Тогда Люда впервые обратилась ко мне:

— Ну, будем знакомиться. Вы не обижайтесь. Я кончаю институт, очень много занимаюсь, хотела дожить тут одна. Как вас зовут? Вера? Что ж, Верочка, постараемся не мешать друг другу.

Люда оказалась очень славным человеком, но дружбы между нами, конечно, быть не могло — уж очень мы отличались и по возрасту, и по развитию. Люда так усидчиво изучала свои толстенные мудреные книги, распухшие от закладок, что я старалась поменьше торчать в комнате, боялась дотронуться до книг и только в отсутствие Люды позволяла себе осторожно полистать анатомический атлас.
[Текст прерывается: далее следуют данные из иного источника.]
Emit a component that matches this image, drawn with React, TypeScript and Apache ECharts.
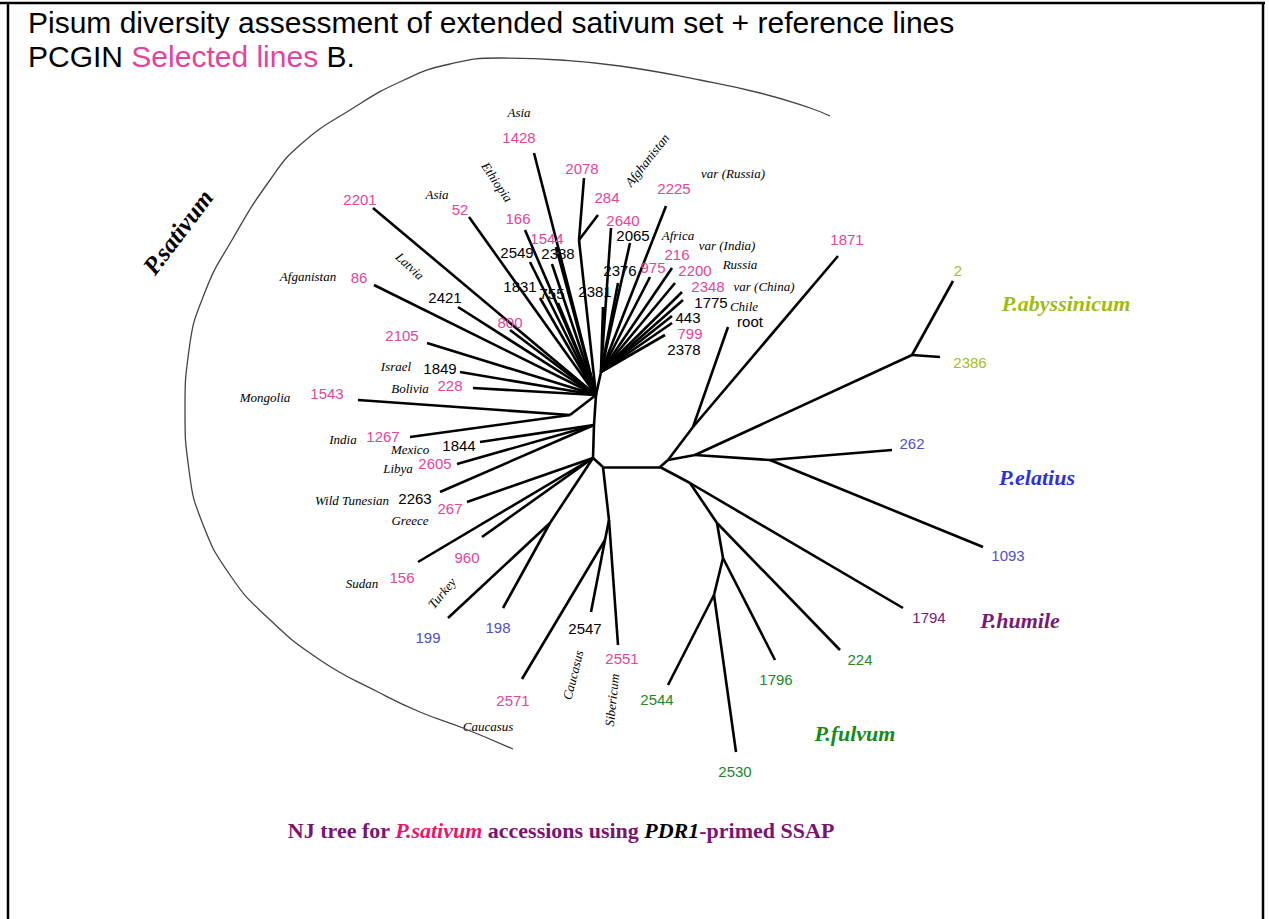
import React, { useEffect, useRef } from "react";
import * as echarts from "echarts";

// ---- tree nodes (internal + leaf tips), in picture coordinates ----
const nodes: Record<string, [number, number]> = {
  H1: [596, 395], T1: [601, 372], V2: [594, 425], H0: [593, 458], H2: [603, 467], H3: [660, 467],
  S78: [579, 240], L1: [570, 415], TK: [550, 523], A51: [609, 520], B47: [605, 540],
  R0: [668, 460], R1: [693, 427], R2: [695, 455], ABY: [912, 355], EL: [770, 460],
  F1: [690, 483], F2: [717, 523], F3: [723, 558], F4: [714, 595],
  t1428: [534, 153], t2078: [584, 178], t284: [598, 215], t2640: [611, 228], t2225: [666, 206],
  t2065: [630, 243], t2376: [618, 283], t2381: [603, 307], t975: [650, 277], t216: [672, 268],
  t2200: [675, 283], t2348: [682, 292], t1775: [683, 300], t443: [672, 316], t799: [672, 323],
  t2378: [665, 335], t166: [525, 230], t1544: [556, 247], t2549: [530, 262], t2388: [552, 264],
  t1831: [540, 298], t755: [558, 303], t800: [510, 330], t2201: [373, 208], t52: [469, 217],
  t86: [374, 285], t2421: [458, 307], t2105: [427, 343], t1849: [460, 372], t228: [473, 388],
  t1543: [358, 400], t1267: [410, 437], t1844: [480, 442], t2605: [457, 464], t2263: [440, 492],
  t267: [467, 502], t960: [482, 537], t156: [418, 562], t199: [448, 618], t198: [503, 608],
  t2571: [522, 679], t2547: [591, 612], t2551: [618, 645], troot: [728, 327], t1871: [838, 256],
  t2: [953, 281], t2386: [940, 357], t262: [892, 450], t1093: [983, 547], t1794: [903, 608],
  t224: [840, 650], t1796: [775, 660], t2544: [668, 685], t2530: [736, 752],
};

const edges: [string, string][] = [
  ["H1", "V2"], ["V2", "H0"], ["H0", "H2"], ["H2", "H3"],
  ["H1", "t1428"], ["H1", "S78"], ["S78", "t2078"], ["S78", "t284"], ["H1", "T1"],
  ["T1", "t2640"], ["T1", "t2225"], ["T1", "t2065"], ["T1", "t2376"], ["T1", "t2381"], ["T1", "t975"],
  ["T1", "t216"], ["T1", "t2200"], ["T1", "t2348"], ["T1", "t1775"], ["T1", "t443"], ["T1", "t799"], ["T1", "t2378"],
  ["H1", "t166"], ["H1", "t1544"], ["H1", "t2549"], ["H1", "t2388"], ["H1", "t1831"], ["H1", "t755"], ["H1", "t800"],
  ["H1", "t2201"], ["H1", "t52"], ["H1", "t86"], ["H1", "t2421"], ["H1", "t2105"], ["H1", "t1849"], ["H1", "t228"],
  ["H1", "L1"], ["L1", "t1543"], ["L1", "t1267"],
  ["V2", "t1844"], ["V2", "t2605"], ["V2", "t2263"],
  ["H0", "t267"], ["H0", "t960"], ["H0", "t156"], ["H0", "TK"], ["TK", "t199"], ["TK", "t198"],
  ["H2", "A51"], ["A51", "t2551"], ["A51", "B47"], ["B47", "t2547"], ["B47", "t2571"],
  ["H3", "R0"], ["R0", "R1"], ["R1", "troot"], ["R1", "t1871"], ["R0", "R2"], ["R2", "ABY"],
  ["ABY", "t2"], ["ABY", "t2386"], ["R2", "EL"], ["EL", "t262"], ["EL", "t1093"],
  ["H3", "F1"], ["F1", "t1794"], ["F1", "F2"], ["F2", "t224"], ["F2", "F3"], ["F3", "t1796"],
  ["F3", "F4"], ["F4", "t2544"], ["F4", "t2530"],
];

// ---- accession labels: text, x, y, group ----
const accessionLabels: [string, number, number, string][] = [
  ["1428", 519, 137, "pink"], ["2078", 582, 168, "pink"], ["284", 607, 197, "pink"], ["2225", 674, 188, "pink"],
  ["2640", 623, 220, "pink"], ["166", 518, 218, "pink"], ["1544", 547, 238, "pink"], ["975", 653, 267, "pink"],
  ["216", 677, 254, "pink"], ["2200", 695, 270, "pink"], ["2348", 708, 286, "pink"], ["799", 690, 333, "pink"],
  ["1871", 847, 239, "pink"], ["2201", 360, 199, "pink"], ["52", 460, 209, "pink"], ["86", 359, 277, "pink"],
  ["800", 510, 322, "pink"], ["2105", 402, 335, "pink"], ["228", 450, 385, "pink"], ["1543", 327, 393, "pink"],
  ["1267", 383, 436, "pink"], ["2605", 435, 463, "pink"], ["267", 450, 508, "pink"], ["960", 467, 557, "pink"],
  ["156", 402, 577, "pink"], ["2571", 513, 700, "pink"], ["2551", 622, 658, "pink"],
  ["2065", 633, 235, "black"], ["2549", 517, 252, "black"], ["2388", 558, 253, "black"], ["1831", 520, 286, "black"],
  ["755", 552, 293, "black"], ["2381", 595, 291, "black"], ["2376", 620, 270, "black"], ["1775", 711, 302, "black"],
  ["443", 688, 317, "black"], ["2378", 684, 349, "black"], ["root", 750, 321, "black"], ["2421", 445, 297, "black"],
  ["1849", 440, 368, "black"], ["1844", 459, 445, "black"], ["2263", 415, 498, "black"], ["2547", 585, 628, "black"],
  ["262", 912, 443, "blue"], ["1093", 1008, 555, "blue"], ["199", 428, 637, "blue"], ["198", 498, 627, "blue"],
  ["2", 958, 270, "yellow"], ["2386", 970, 362, "yellow"],
  ["224", 860, 659, "green"], ["1796", 776, 679, "green"], ["2544", 657, 699, "green"], ["2530", 735, 771, "green"],
  ["1794", 929, 617, "purple"],
];

// ---- origin labels: text, x, y, rotation ----
const originLabels: [string, number, number, number][] = [
  ["Asia", 519, 112, 0], ["var (Russia)", 733, 173, 0], ["Afghanistan", 647, 160, 52], ["Ethiopia", 497, 182, -56],
  ["Africa", 678, 235, 0], ["var (India)", 727, 245, 0], ["Russia", 740, 264, 0], ["var (China)", 764, 286, 0],
  ["Chile", 744, 306, 0], ["Asia", 437, 194, 0], ["Afganistan", 308, 276, 0], ["Latvia", 410, 266, -43],
  ["Israel", 396, 366, 0], ["Bolivia", 410, 388, 0], ["Mongolia", 265, 397, 0], ["India", 343, 439, 0],
  ["Mexico", 410, 449, 0], ["Libya", 398, 468, 0], ["Wild Tunesian", 352, 500, 0], ["Greece", 410, 520, 0],
  ["Sudan", 362, 583, 0], ["Turkey", 442, 593, 50], ["Caucasus", 488, 726, 0], ["Caucasus", 573, 675, 76],
  ["Sibericum", 612, 700, 84],
];

// ---- clade labels: text, x, y, group, rotation ----
const cladeLabels: [string, number, number, string, number][] = [
  ["P.sativum", 178, 232, "black", 53], ["P.abyssinicum", 1066, 303, "yellowClade", 0],
  ["P.elatius", 1037, 477, "blueClade", 0], ["P.humile", 1020, 620, "purple", 0], ["P.fulvum", 855, 733, "greenClade", 0],
];

// ---- the P.sativum bracket ----
const bracketPoints: [number, number][] = [
  [830, 116], [810, 108], [760, 93], [700, 80], [620, 66], [560, 60], [500, 58], [450, 64], [404, 80],
  [350, 110], [300, 145], [270, 180], [232, 240], [205, 292], [189, 350], [185, 410], [189, 470],
  [202, 522], [230, 575], [267, 617], [320, 660], [380, 693], [420, 712], [463, 728], [513, 749],
];

const colors: Record<string, string> = {
  pink: "#E2459B", black: "#000000", blue: "#4F4FC8", yellow: "#A6C01C", green: "#23862A",
  purple: "#771A77", yellowClade: "#9DBD10", blueClade: "#2F2FE0", greenClade: "#188A18",
};

export default function App() {
  const ref = useRef<HTMLDivElement>(null);
  useEffect(() => {
    if (!ref.current) return;
    const chart = echarts.init(ref.current, undefined, { renderer: "svg" });
    const sans = "'Liberation Sans', Arial, sans-serif";
    const serif = "'Liberation Serif', 'Times New Roman', serif";
    const labelScatter = {
      type: "scatter", symbolSize: 1, silent: true,
      itemStyle: { color: "#fff", opacity: 1 },
      emphasis: { disabled: true },
    };
    chart.setOption({
      animation: false,
      backgroundColor: "#ffffff",
      grid: { left: 0, right: 0, top: 0, bottom: 0 },
      xAxis: { type: "value", min: 0, max: 1269, show: false },
      yAxis: { type: "value", min: 0, max: 919, inverse: true, show: false },
      graphic: [
        { type: "line", shape: { x1: 0, y1: 3, x2: 1265, y2: 3 }, style: { stroke: "#000", lineWidth: 2.5 }, silent: true },
        { type: "line", shape: { x1: 8, y1: 3, x2: 8, y2: 919 }, style: { stroke: "#000", lineWidth: 2.5 }, silent: true },
        { type: "line", shape: { x1: 1263, y1: 3, x2: 1263, y2: 919 }, style: { stroke: "#000", lineWidth: 2.5 }, silent: true },
        {
          type: "text", x: 28, y: 22, silent: true,
          style: { text: "Pisum diversity assessment of extended sativum set + reference lines", fill: "#000", font: `30px ${sans}`, verticalAlign: "middle" },
        },
        {
          type: "text", x: 28, y: 56, silent: true,
          style: {
            text: "{a|PCGIN }{b|Selected lines}{a| B.}", verticalAlign: "middle",
            rich: {
              a: { fill: "#000", fontSize: 30, fontFamily: sans },
              b: { fill: "#E4449B", fontSize: 30, fontFamily: sans },
            },
          },
        },
        {
          type: "text", x: 561, y: 830, silent: true,
          style: {
            text: "{p|NJ tree for }{s|P.sativum}{p| accessions using }{k|PDR1}{p|-primed SSAP}",
            align: "center", verticalAlign: "middle",
            rich: {
              p: { fill: "#7A1470", fontSize: 22, fontWeight: "bold", fontFamily: serif },
              s: { fill: "#E6176C", fontSize: 22, fontWeight: "bold", fontStyle: "italic", fontFamily: serif },
              k: { fill: "#000", fontSize: 22, fontWeight: "bold", fontStyle: "italic", fontFamily: serif },
            },
          },
        },
      ],
      series: [
        {
          type: "line", data: bracketPoints, smooth: 0.5, symbol: "none", silent: true,
          lineStyle: { color: "#444", width: 1.3 },
        },
        {
          type: "lines", coordinateSystem: "cartesian2d", silent: true,
          lineStyle: { color: "#000", width: 2.6, opacity: 1 },
          data: edges.map(([a, b]) => ({ coords: [nodes[a], nodes[b]] })),
        },
        {
          ...labelScatter,
          label: { show: true, position: "inside", formatter: "{b}", fontSize: 15, fontFamily: sans, align: "center", verticalAlign: "middle", opacity: 1 },
          data: accessionLabels.map(([t, x, y, g]) => ({ name: t, value: [x, y], label: { color: colors[g] } })),
        },
        {
          ...labelScatter,
          label: { show: true, position: "inside", formatter: "{b}", fontSize: 13, fontStyle: "italic", fontFamily: serif, color: "#000", align: "center", verticalAlign: "middle", opacity: 1 },
          data: originLabels.map(([t, x, y, r]) => ({ name: t, value: [x, y], label: { rotate: r } })),
        },
        {
          ...labelScatter,
          label: { show: true, position: "inside", formatter: "{b}", fontSize: 22, fontStyle: "italic", fontWeight: "bold", fontFamily: serif, align: "center", verticalAlign: "middle", opacity: 1 },
          data: cladeLabels.map(([t, x, y, g, r]) => ({ name: t, value: [x, y], label: { color: colors[g], rotate: r, fontSize: t === "P.sativum" ? 25 : 22 } })),
        },
      ],
    });
    return () => chart.dispose();
  }, []);
  return <div ref={ref} style={{ position: "fixed", left: 0, top: 0, width: 1269, height: 919 }} />;
}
Наша комнатка выходила единственным низким окошком на крышу дворового флигеля. Потолок у нас был скошен, в дымоход выведена труба от железной печки-буржуйки, которою и отапливалась комната, — кафельная печь поглощала слишком много дров. По утрам Люда вставала рано, растапливала печурку, ставила чайник и еще успевала позаниматься до торопливого завтрака и ухода в институт. Я же потягивалась в постели и вставала уже после ее ухода, так как до Внешкольного добегала минут за пять. Зато вечером к приходу Люды печку протапливала я, я же готовила чай, и мы чаевничали вместе, понемногу узнавая друг друга в неспешных вечерних беседах. Раз в неделю устраивали «баню» — нагревали в кухне воду и затем у себя в комнате над тазом мылись с головы до ног, натирая друг друга мочалкой.
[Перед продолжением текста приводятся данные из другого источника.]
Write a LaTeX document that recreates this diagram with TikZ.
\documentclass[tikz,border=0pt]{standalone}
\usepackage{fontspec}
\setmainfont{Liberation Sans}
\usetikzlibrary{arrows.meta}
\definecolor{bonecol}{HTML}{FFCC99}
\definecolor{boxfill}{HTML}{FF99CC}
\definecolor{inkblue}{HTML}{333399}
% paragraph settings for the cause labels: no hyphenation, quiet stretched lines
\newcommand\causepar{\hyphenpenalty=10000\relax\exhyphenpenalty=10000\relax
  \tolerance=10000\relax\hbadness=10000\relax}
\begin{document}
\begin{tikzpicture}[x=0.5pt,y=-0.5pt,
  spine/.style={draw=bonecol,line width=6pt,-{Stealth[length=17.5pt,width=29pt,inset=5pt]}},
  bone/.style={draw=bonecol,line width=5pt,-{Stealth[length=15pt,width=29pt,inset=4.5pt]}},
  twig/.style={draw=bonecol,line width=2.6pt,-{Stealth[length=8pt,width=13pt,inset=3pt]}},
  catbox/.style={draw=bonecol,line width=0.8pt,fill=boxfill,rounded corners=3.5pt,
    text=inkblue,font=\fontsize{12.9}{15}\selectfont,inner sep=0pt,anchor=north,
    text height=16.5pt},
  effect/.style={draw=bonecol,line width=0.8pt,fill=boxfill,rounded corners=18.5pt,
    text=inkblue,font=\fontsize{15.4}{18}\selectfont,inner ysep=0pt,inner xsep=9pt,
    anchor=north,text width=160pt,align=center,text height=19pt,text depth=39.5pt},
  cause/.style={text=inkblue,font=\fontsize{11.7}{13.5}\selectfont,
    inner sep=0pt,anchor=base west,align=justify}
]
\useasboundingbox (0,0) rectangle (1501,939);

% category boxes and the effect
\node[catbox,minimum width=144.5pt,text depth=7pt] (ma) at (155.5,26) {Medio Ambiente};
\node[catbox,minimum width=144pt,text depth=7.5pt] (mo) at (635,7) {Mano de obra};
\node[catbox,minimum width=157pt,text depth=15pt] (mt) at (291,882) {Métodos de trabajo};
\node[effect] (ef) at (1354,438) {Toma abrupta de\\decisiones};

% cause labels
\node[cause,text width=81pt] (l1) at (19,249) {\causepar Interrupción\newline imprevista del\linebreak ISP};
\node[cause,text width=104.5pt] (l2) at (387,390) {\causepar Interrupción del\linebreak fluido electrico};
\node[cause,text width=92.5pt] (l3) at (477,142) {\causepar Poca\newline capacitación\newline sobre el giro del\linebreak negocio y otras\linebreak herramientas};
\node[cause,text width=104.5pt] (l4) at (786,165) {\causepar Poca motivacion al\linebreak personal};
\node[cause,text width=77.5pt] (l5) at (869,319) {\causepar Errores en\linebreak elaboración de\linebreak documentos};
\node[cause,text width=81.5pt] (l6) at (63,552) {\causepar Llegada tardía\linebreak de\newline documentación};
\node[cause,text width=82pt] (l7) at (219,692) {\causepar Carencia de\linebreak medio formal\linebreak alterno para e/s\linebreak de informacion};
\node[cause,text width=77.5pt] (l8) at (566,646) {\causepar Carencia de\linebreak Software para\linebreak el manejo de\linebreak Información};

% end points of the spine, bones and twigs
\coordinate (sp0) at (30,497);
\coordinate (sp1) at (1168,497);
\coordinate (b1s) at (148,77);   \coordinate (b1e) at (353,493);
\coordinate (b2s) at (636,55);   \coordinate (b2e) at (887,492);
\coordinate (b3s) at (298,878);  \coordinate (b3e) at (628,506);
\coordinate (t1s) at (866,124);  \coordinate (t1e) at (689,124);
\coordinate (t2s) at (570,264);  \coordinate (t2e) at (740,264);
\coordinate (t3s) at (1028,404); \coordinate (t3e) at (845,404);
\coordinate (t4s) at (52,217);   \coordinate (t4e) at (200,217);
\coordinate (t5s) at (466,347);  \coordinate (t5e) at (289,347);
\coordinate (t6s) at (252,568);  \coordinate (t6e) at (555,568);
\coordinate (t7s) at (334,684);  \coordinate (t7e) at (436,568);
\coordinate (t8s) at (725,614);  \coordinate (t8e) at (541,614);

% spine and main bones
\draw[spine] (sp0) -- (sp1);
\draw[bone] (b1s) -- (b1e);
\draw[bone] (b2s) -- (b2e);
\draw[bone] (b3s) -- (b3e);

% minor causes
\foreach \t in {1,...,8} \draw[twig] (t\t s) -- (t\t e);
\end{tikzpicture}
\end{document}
Обычно же я видела Люду в одной и той же позиции — спиной ко мне, лицом к окну за нашим единственным столом; рука подпирает щеку, на столе раскрытая книга и вокруг книги, книги, книги, все медицинские. От пользования столом я отказалась сразу, мои немудрящие учебники помещались на тумбочке у кровати, но я предпочитала не заниматься у себя, а шла в одну из девичьих комнат, а то и к мальчикам и почти всегда находила там дело более интересное, чем собственное ученье. Так уж создана студенческая душа — привлекательно не то, что нужно сделать самому, а то, что нужно другому.
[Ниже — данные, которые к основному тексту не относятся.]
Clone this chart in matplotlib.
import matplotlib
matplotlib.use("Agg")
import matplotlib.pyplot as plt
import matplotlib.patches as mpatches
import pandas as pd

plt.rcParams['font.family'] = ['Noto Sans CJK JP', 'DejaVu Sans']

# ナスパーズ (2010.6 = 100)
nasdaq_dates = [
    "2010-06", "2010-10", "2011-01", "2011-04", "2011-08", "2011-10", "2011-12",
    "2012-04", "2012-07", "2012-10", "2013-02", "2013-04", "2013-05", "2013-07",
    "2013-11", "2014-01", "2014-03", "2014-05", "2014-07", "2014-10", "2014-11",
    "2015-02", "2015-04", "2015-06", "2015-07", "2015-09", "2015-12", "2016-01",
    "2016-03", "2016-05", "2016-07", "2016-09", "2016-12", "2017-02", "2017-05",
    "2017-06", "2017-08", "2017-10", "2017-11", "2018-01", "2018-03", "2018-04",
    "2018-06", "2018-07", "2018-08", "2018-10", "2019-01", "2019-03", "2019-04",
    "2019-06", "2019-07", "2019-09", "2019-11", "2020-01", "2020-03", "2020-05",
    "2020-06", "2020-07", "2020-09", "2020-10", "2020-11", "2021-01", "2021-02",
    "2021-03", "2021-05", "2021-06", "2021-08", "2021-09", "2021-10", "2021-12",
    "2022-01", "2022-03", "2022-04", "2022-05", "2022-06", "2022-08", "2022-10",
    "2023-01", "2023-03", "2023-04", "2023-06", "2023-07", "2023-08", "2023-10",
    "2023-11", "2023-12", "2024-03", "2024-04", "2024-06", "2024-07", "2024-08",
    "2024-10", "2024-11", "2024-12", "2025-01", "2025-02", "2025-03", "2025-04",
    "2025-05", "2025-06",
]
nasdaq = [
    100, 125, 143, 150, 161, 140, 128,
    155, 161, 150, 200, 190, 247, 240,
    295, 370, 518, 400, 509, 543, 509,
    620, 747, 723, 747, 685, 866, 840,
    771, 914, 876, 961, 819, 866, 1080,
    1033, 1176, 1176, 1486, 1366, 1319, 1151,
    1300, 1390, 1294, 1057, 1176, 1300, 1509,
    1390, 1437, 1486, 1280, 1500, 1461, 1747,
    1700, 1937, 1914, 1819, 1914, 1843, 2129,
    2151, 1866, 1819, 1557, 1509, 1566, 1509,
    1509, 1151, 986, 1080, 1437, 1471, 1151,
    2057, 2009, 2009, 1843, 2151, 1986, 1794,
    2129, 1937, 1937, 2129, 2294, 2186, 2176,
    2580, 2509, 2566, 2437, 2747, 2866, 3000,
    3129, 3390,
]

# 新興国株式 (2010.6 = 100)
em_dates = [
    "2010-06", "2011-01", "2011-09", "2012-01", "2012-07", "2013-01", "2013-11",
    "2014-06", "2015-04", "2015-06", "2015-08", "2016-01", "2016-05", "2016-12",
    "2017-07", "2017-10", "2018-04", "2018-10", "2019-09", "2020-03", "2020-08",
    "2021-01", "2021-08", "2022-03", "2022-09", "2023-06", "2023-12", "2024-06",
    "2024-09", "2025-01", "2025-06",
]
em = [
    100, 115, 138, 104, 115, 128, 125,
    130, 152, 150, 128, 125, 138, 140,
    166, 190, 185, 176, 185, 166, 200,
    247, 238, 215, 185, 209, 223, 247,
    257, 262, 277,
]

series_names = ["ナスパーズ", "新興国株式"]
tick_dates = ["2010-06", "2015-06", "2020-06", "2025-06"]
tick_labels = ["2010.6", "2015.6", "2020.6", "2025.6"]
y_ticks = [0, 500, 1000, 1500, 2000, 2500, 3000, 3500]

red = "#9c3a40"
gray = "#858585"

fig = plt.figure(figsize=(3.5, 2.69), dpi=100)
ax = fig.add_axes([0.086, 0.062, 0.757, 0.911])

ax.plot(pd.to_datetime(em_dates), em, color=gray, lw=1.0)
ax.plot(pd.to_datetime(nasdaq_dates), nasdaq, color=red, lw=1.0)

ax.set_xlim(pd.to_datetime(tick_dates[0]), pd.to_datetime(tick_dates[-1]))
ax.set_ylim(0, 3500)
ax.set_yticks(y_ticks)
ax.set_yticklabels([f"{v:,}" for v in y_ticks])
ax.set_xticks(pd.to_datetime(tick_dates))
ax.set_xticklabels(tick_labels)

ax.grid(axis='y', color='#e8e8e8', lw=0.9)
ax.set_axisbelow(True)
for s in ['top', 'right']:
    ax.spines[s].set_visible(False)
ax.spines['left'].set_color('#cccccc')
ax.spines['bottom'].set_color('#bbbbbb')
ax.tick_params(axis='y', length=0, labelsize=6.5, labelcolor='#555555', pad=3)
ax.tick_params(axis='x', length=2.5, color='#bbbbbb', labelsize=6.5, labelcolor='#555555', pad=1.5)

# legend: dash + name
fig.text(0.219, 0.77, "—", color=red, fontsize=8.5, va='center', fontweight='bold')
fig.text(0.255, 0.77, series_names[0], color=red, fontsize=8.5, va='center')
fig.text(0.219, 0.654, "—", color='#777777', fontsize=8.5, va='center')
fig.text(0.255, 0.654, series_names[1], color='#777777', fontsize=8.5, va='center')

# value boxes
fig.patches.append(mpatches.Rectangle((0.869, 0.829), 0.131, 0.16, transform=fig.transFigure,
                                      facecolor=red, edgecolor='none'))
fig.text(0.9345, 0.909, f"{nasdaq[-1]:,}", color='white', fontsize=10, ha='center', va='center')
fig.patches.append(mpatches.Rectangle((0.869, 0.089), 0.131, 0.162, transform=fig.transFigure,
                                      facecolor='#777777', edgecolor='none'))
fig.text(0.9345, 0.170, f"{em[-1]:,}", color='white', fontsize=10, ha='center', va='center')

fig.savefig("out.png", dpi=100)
Студенты технических вузов постоянно стонали: «Заваливаюсь с чертежами!», «С черчением труба!» А мне чертить нравилось. У политехников и технологов чертежи были непонятные и сложные — какие-то детали машин, сечения, разрезы… Ко зачем мне понимать их? Автор чертежа все рассчитает и разметит в карандаше, а я веду по карандашу тушью, потом подчищаю резинкой и бритвой. Мальчишки хвалили меня за аккуратность, хотя главным, конечно, было то, что при добровольной помощнице чертить не так скучно. Сколько я их вычертила тушью, этих чертежей! Но особенно я любила помогать лесникам. План местности — почти поэма! Нежнейшей голубой акварелью заливаешь ленту реки со всеми ее поворотами, расширениями и сужениями, желтой краской обозначаешь пески, густо-зеленой — леса и совсем темной кончиком почти сухой кисточки наносишь по всей площади леса елочки — такие, как рисуют дети. Для лугов шел зеленый посветлей, для болот к зеленой краске добавлялась синяя, в смеси получалась размытая голубовато-зеленая плоскость и по ней синие штришки. Делаешь, а сама чуть ли не видишь эту местность с рекой, песчаными излучинами, заречным лесом и болотцем в низинке, чуть ли не слышишь, как там птицы щебечут!.. Привлекали меня и сами лесники — Шурка и Лис.

Длиннорукий и длинноногий Лис был человеком добрейшим и обстоятельным, именно он поддерживал чистоту в их комнате, кое-как сводил концы с концами в общем хозяйстве и умудрялся быть гостеприимным — угостят чаем, да еще и вытащит из какого-то тайника леденец или кусочек сахара. Он же заботился об учебе — своей и Шуркиной. На Лиса достаточно было поглядеть, чтобы раз и навсегда понять — симпатичнейший парень, положительная личность, чего никак нельзя было сказать про его товарища, явного шалопая и бездельника, главного сердцееда нашего землячества. Хотя Шурка не был красавцем, но он как-то умел подать себя — игрой глаз, улыбочками, многозначительными полуобъяснениями, отработанной повадкой. Студенческая зеленая тужурка красила его и придавала изящество его невысокой и несколько тщедушной фигурке. Учился он без охоты, «сидеть в лесу» после окончания института не собирался, но диплом специалиста получить хотел, — как говорили, прочные семейные связи заранее обеспечивали ему хорошее место в лесном ведомстве… Карьера? Мы презирали это понятие, но в данном случае оно всплывало в памяти, так как о работе Шурка явно не мечтал, а из наук интересовался лишь одной — «наукой страсти нежной». Да и то чтобы весело, без душевных потрясений.